In regards to originality, first impressions are not particularly encouraging. The Horde presents its audience with a number of typical, formulaic zombie film tropes; a group of contrasting, highly-pressurised survivors; a derelict building that quickly shifts from being the last available safe refuge to a concrete tomb; and most importantly, countless, evermore elaborate scenes of zombie decapitation, evisceration and immolation. We’ve clearly seen this all before.

However, it gradually becomes clear that directors Yannick Dahan and Benjamin Rocher have spent a great deal of time and effort in correctly planning and choreographing a number of the film’s more impressive, gory set pieces.
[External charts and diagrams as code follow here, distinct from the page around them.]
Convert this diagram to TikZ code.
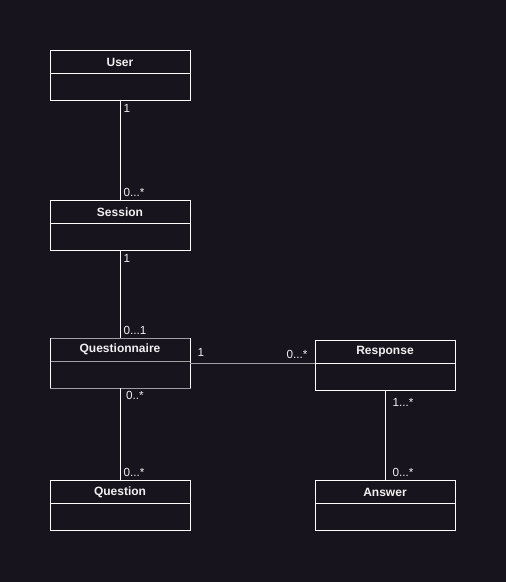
\documentclass[tikz,border=0pt]{standalone}
\usepackage{fontspec}
\setmainfont{Liberation Sans}
\usetikzlibrary{positioning}

\definecolor{bgdark}{RGB}{24,20,29}
\definecolor{linegray}{RGB}{160,160,160}
\definecolor{textwhite}{RGB}{240,240,240}

\tikzset{every picture/.style={line width=0.75pt}}
\tikzset{
  classhead/.style={draw=white, minimum width=105pt, minimum height=17.25pt, inner sep=0pt, outer sep=0pt,
    text=textwhite, font=\fontsize{9}{10}\selectfont\bfseries},
  classbody/.style={draw=white, minimum width=105pt, minimum height=20.25pt, inner sep=0pt, outer sep=0pt},
  assoc/.style={draw=white},
  mult/.style={text=textwhite, inner sep=2.25pt, font=\fontsize{8.8}{10}\selectfont}
}

\begin{document}
\begin{tikzpicture}[x=0.75pt,y=0.75pt,yscale=-1,xscale=1]
%background
\fill [bgdark] (0,0) rectangle (506,582);

%Shape: Class boxes
\node [classhead] (userh) at (120,62) {User};
\node [classbody, below=0pt of userh] (userb) {};
\node [classhead] (sessionh) at (120,212) {Session};
\node [classbody, below=0pt of sessionh] (sessionb) {};
\node [classhead, draw=linegray] (questh) at (120,349.5) {Questionnaire};
\node [classbody, draw=linegray, below=0pt of questh] (questb) {};
\node [classhead] (resph) at (385,352) {Response};
\node [classbody, below=0pt of resph] (respb) {};
\node [classhead] (questionh) at (120,492) {Question};
\node [classbody, below=0pt of questionh] (questionb) {};
\node [classhead] (answerh) at (385,492) {Answer};
\node [classbody, below=0pt of answerh] (answerb) {};
%white sides of Questionnaire
\draw [white] (questh.north west) -- (questb.south west) ;
\draw [white] (questh.north east) -- (questb.south east) ;

%Straight Lines
\draw [assoc] (userb.south) -- (sessionh.north)
  node [mult, pos=0, anchor=north west] {1}
  node [mult, pos=1, anchor=south west] {0...*} ;
%Straight Lines
\draw [assoc] (sessionb.south) -- (questh.north)
  node [mult, pos=0, anchor=north west] {1}
  node [mult, pos=1, anchor=south west] {0...1} ;
%Straight Lines
\draw [assoc] (questb.south) -- (questionh.north)
  node [mult, pos=0, anchor=north west, xshift=2] {0..*}
  node [mult, pos=1, anchor=south west] {0...*} ;
%Straight Lines
\draw [assoc] (respb.south) -- (answerh.north)
  node [mult, pos=0, anchor=north west, xshift=3, yshift=-3] {1...*}
  node [mult, pos=1, anchor=south west, xshift=3] {0...*} ;
%Straight Lines
\draw [linegray] (resph.south west -| questh.east) -- (resph.south west)
  node [mult, pos=0, anchor=south west, xshift=3, yshift=3] {1}
  node [mult, pos=1, anchor=south east, xshift=-3, yshift=1] {0...*} ;

\end{tikzpicture}
\end{document}
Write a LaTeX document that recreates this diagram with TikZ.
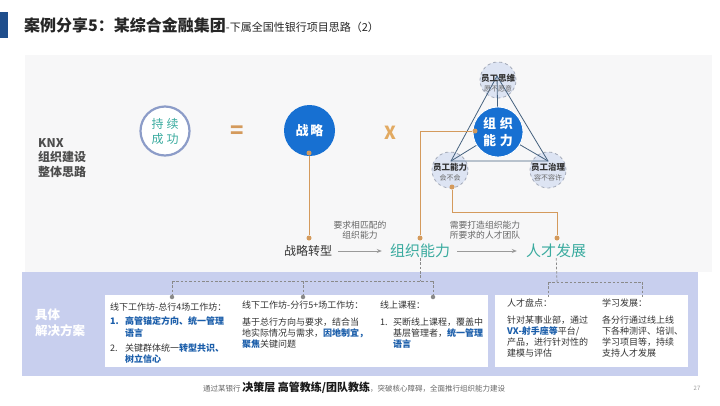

Highlights include a fridge-related zombie offing, an undead massacre with an un-mounted, high calibre machine gun and some of the most enjoyable survivor vs. flesh-eater hand to hand combat seen since Ken Foree decided against taking the easy way out of a tight squeeze in Romero’s original Dawn of the Dead (1978). The fast-paced camerawork of the film’s action sequences also add an extra layer of physicality, with bone to bone impacts shaking the audience’s viewpoint, evoking the kind of wincing nausea towards the exertion of extreme force upon the human body I felt when first watching the infamous fire extinguisher scene in Gaspar Noé’s nightmarish Irreversible (2002).

Whilst falling well short of even beginning to reinvent the flesh-eating wheel, Dahan and Rocher’s The Horde is for the most part a competently made, high octane, and, importantly, enjoyable French take on the zombie genre. For a more innovative approach to teaching this particular cinematic ‘old dog’ a few new tricks, I urge you to go out and grab a copy of the fantastically inventive 2009 Canadian horror Pontypool.